Platinum price back in triple digits
Platinum futures trading on the Nymex market in New York declined for a fourth day in a row on Tuesday to $996.80 an ounce, dragged down by a stronger dollar, weakness across the precious metals complex, and the signing of a wage deal in key producer South Africa.
Year to date the platinum price is still up more than 14% thanks to predictions of another annual market deficit and the threat of labour action in South Africa which is responsible for 73% of global annual supply, but those fears have been mostly allayed.
On Tuesday South Africa’s National Union of Mineworkers entered into a two-year wage deal with Impala Platinum following last week’s strike involving 500 workers at the company’s refinery. The agreed pay hike for workers are in line with inflation in the African nation and nowhere near demands previously made in the sector.

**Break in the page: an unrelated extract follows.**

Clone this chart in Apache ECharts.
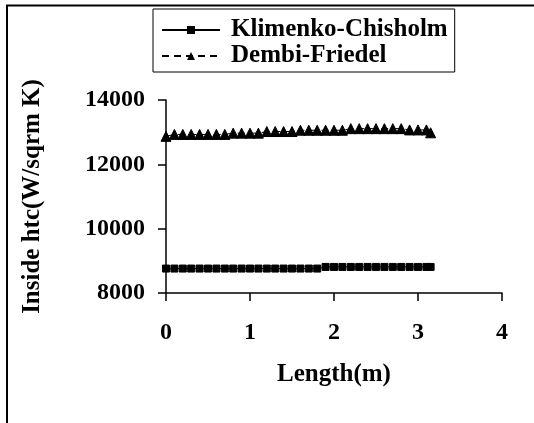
<!DOCTYPE html>
<html>
<head>
<meta charset="utf-8">
<script src="https://cdn.jsdelivr.net/npm/echarts@6/dist/echarts.min.js"></script>
<style>
html,body{margin:0;padding:0;background:#fff;}
#chart{width:534px;height:423px;}
</style>
</head>
<body>
<div id="chart"></div>
<script>
var lengths = [0,0.1,0.2,0.3,0.4,0.5,0.6,0.7,0.8,0.9,1.0,1.1,1.2,1.3,1.4,1.5,1.6,1.7,1.8,1.9,2.0,2.1,2.2,2.3,2.4,2.5,2.6,2.7,2.8,2.9,3.0,3.1,3.15];
var klimenko = [8760,8760,8760,8760,8760,8760,8760,8760,8760,8760,8760,8760,8760,8760,8760,8760,8760,8760,8760,8810,8810,8810,8810,8810,8810,8810,8810,8810,8810,8810,8810,8810,8810];
var dembi = [12870,12930,12930,12930,12930,12930,12930,12930,12970,12970,12970,12970,13020,13020,13020,13020,13060,13060,13060,13060,13060,13060,13110,13110,13110,13110,13110,13110,13110,13070,13070,13070,12980];
var seriesNames = ['Klimenko-Chisholm','Dembi-Friedel'];
var xTicks = {min:0,max:4,interval:1};
var yTicks = {min:8000,max:14000,interval:2000};

function pairs(xs, ys){ return xs.map(function(x,i){return [x, ys[i]];}); }

var font = '"Liberation Serif","Times New Roman",serif';
var chart = echarts.init(document.getElementById('chart'), null, {renderer:'canvas'});
chart.setOption({
  backgroundColor:'#fff',
  animation:false,
  grid:{left:166, right:32, top:100, bottom:130, containLabel:false},
  legend:{
    left:153, top:9, orient:'vertical',
    borderColor:'#000', borderWidth:1, padding:[8,7,3,8],
    itemWidth:58, itemHeight:10, itemGap:0,
    textStyle:{fontFamily:font, fontWeight:'bold', fontSize:25, color:'#000', lineHeight:26, padding:[0,0,0,6]},
    data:seriesNames
  },
  xAxis:{
    type:'value', min:xTicks.min, max:xTicks.max, interval:xTicks.interval,
    name:'Length(m)', nameLocation:'middle', nameGap:69,
    nameTextStyle:{fontFamily:font, fontWeight:'bold', fontSize:25, color:'#000'},
    axisLine:{show:true, onZero:false, lineStyle:{color:'#000', width:1.5}},
    axisTick:{show:true, inside:false, length:8, lineStyle:{color:'#000', width:1.5}},
    axisLabel:{fontFamily:font, fontWeight:'bold', fontSize:24, color:'#000', margin:28,
      formatter:function(v){return String(v);}},
    splitLine:{show:false}
  },
  yAxis:{
    type:'value', min:yTicks.min, max:yTicks.max, interval:yTicks.interval,
    name:'Inside htc(W/sqrm K)', nameLocation:'middle', nameGap:121, nameRotate:90,
    nameTextStyle:{fontFamily:font, fontWeight:'bold', fontSize:25, color:'#000'},
    axisLine:{show:true, onZero:false, lineStyle:{color:'#000', width:1.5}},
    axisTick:{show:true, inside:false, length:8, lineStyle:{color:'#000', width:1.5}},
    axisLabel:{fontFamily:font, fontWeight:'bold', fontSize:24, color:'#000', margin:21,
      formatter:function(v){return String(v);}},
    splitLine:{show:false}
  },
  series:[
    {name:seriesNames[0], type:'line', data:pairs(lengths, klimenko),
     symbol:'rect', symbolSize:7, showAllSymbol:true,
     lineStyle:{color:'#000', width:1, type:'solid'},
     itemStyle:{color:'#000', borderColor:'#000'}},
    {name:seriesNames[1], type:'line', data:pairs(lengths, dembi),
     symbol:'triangle', symbolSize:10, showAllSymbol:true,
     lineStyle:{color:'#000', width:1, type:[7,5]},
     itemStyle:{color:'#000', borderColor:'#000'}}
  ],
  graphic:[
    {type:'line', shape:{x1:6, y1:5.5, x2:534, y2:5.5}, style:{stroke:'#000', lineWidth:2}},
    {type:'line', shape:{x1:7, y1:5, x2:7, y2:423}, style:{stroke:'#000', lineWidth:2}}
  ]
});
</script>
</body>
</html>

In its latest quarterly report the World Platinum Investment Council adjusted the supply deficit forecast for 2016 upwards by 16% or 65,000 ounces to 520,000 ounces, from 455,000 ounces previously, mostly on the back of lower than expected recycling growth. 2016 is set to the fifth annual year of market shortages for platinum, used mainly in jewellery and autocatalysts.
Total mining supply was forecast to fall 3% to just under 6m ounces. Annual supply from South Africa has fallen from a peak of nearly 6 million ounces a decade ago to an expected 4.2 million ounces this year.
A significant factor that has been putting a lid on price rises is the amount of above ground stocks of platinum (usually vaulted investor holdings), but the WPIC says these have more than halved over the five years of supply deficits and is expected to have dwindled to 1.87 million ounces this year. The authors of the report note that “positive sentiment has reduced the propensity of holders to sell platinum to meet deficits.”
South African mine production figures for July released today showed PGM output fell by 10.8% compared to June and 8.2% year on year as miners close down unprofitable mines and safety stoppages halt operations.